Segundo a concessionária estão sendo reparadas ou trocadas peças eletroeletrônicas, hidráulicas e metálicas do tatuzão.
A Linha Uni é a atual responsável pela PPP (Parceria Público Privada) de construção e gerenciamento da linha. O contrato está orçado em R$ 15 bilhões.
Em vista aérea é possível ver peças dos tatuzões, como a roda de corte do equipamento, e túneis limpos. Não foi informada a quantidade de dejetos retirada no processo de limpeza.
A obra tem dois tatuzões que estão parados por causa do acidente. O que se envolveu no acidente tinha previsão de perfurar de 13 a 14 metros por dia, sentido centro. O outro, que também precisou passar por reparos, deve percorrer entre 8 e 9 metros por dia em direção à zona norte.
Ao todo, o equipamento que se acidentou deverá escavar um trecho de dez quilômetros, possibilitando o acesso a uma dezena de estações. A previsão para a conclusão desta fase da obra era de 17 meses, quando a tuneladora começou a operar às vésperas do Natal do ano passado.
Para fazer a escavação, é usado um tatuzão com cabeça de corte de 10,6 metros de diâmetro, revestida com chromium carbide. Como um todo, o equipamento tem cerca de cem metros de comprimento.
O tatuzão não é apenas uma máquina de escavação. Dentro do equipamento com 109 metros de comprimento, 10,61 metros de diâmetro e que pesa 2.000 toneladas, há uma estrutura completa de apoio aos operários, com refeitório, unidade de enfermagem, esteira para retirada do material escavado, cabine de comando, além de outros equipamentos.
“As operações de escavação serão retomadas assim que todas as operações de montagem e reparo do equipamento forem concluídas”, afirmou a Linha Uni, em nota, que não citou custos do conserto do equipamento.
Questionado se precisará fazer alterações no projeto por causa do acidente, o consórcio não respondeu.
O surgimento do buraco causou transtornos. As pistas local e central, no sentido rodovia Ayrton Senna, tiveram de interditadas para veículos e a prefeitura chegou a abrir um caminho alternativo em terrenos particulares. O trânsito foi totalmente liberado em 22 de março.
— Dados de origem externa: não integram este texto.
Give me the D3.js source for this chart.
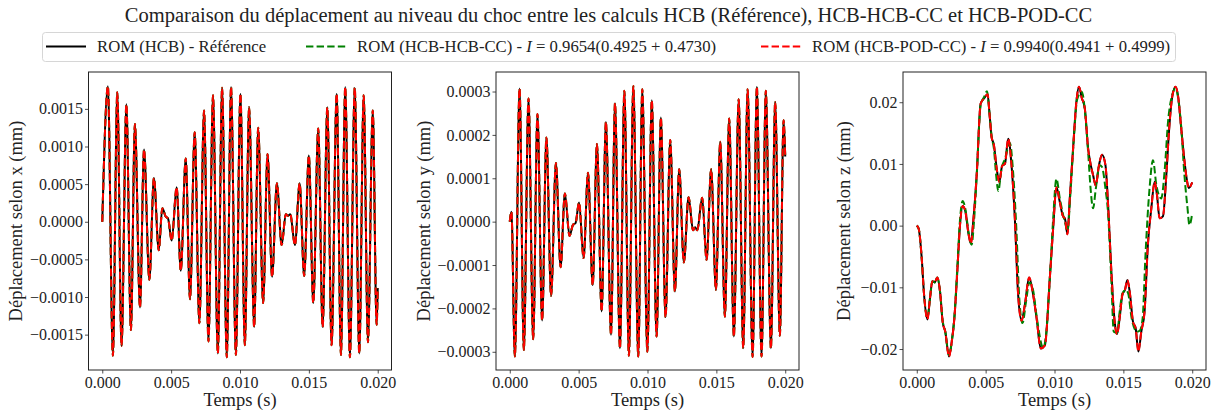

No dia do acidente, o secretário dos Transportes Metropolitanos, Paulo Galli, apontou o rompimento de uma galeria de esgoto como o motivo do alagamento e da abertura da cratera.
Galli disse também que a tuneladora passava três metros abaixo dessa galeria. Portanto, segundo ele, não houve um choque entre o equipamento e a tubulação de esgoto.
O rompimento da tubulação de esgoto ocorreu quando o tatuzão passava cerca de três metros abaixo. O esgoto inundou o poço de ventilação da obra e fez ceder parte do asfalto da pista local da marginal, entre as pontes do Piqueri e da Freguesia do Ó.
A cratera foi preenchida com 4.000 m³ de concreto, o equivalente a 650 caminhões betoneira. Além disso, foram despejados 12 mil m³ de pedras no poço de ventilação da linha 6-laranja, o que corresponde a 1.200 caminhões basculantes.
A secretaria afirmou que segue acompanhando o andamento dos trabalhos do IPT (Instituto de Pesquisas Tecnológicas) para apurar os fatos e possíveis causas do acidente. Laudos ainda não foram divulgados.
Conforme o projeto, o túnel sob o rio Tietê tem 250 metros de extensão entre os poços de verificação de cada margem e passa cerca de 14 metros abaixo do leito.
O terreno onde foi escavado é formado por areia e argila. Quando em operação, haverá uma espécie de estacionamento de trens no local, em um túnel paralelo, com capacidade para duas composições.
Com 15 quilômetros de extensão, a linha terá 15 estações e irá ligar a Brasilândia, na zona norte, à estação São Joaquim, na região central. A expectativa é que sejam transportadas cerca de 630 mil pessoas por dia. Por passar perto de grandes instituições de ensino superior na capital, a linha ficou conhecida como “linha universitária”.
As obras foram retomadas em outubro de 2020 após quatro anos paradas. A entrega da linha foi prometida inicialmente para 2013.
Segundo o governo Rodrigo Garcia (PSDB), como as obras das estações, que ocorrem simultaneamente, não pararam, continua a previsão de que a linha será entregue em 2025, mesmo sem a estimativa de quando os tatuzões voltarão a perfurar a terra.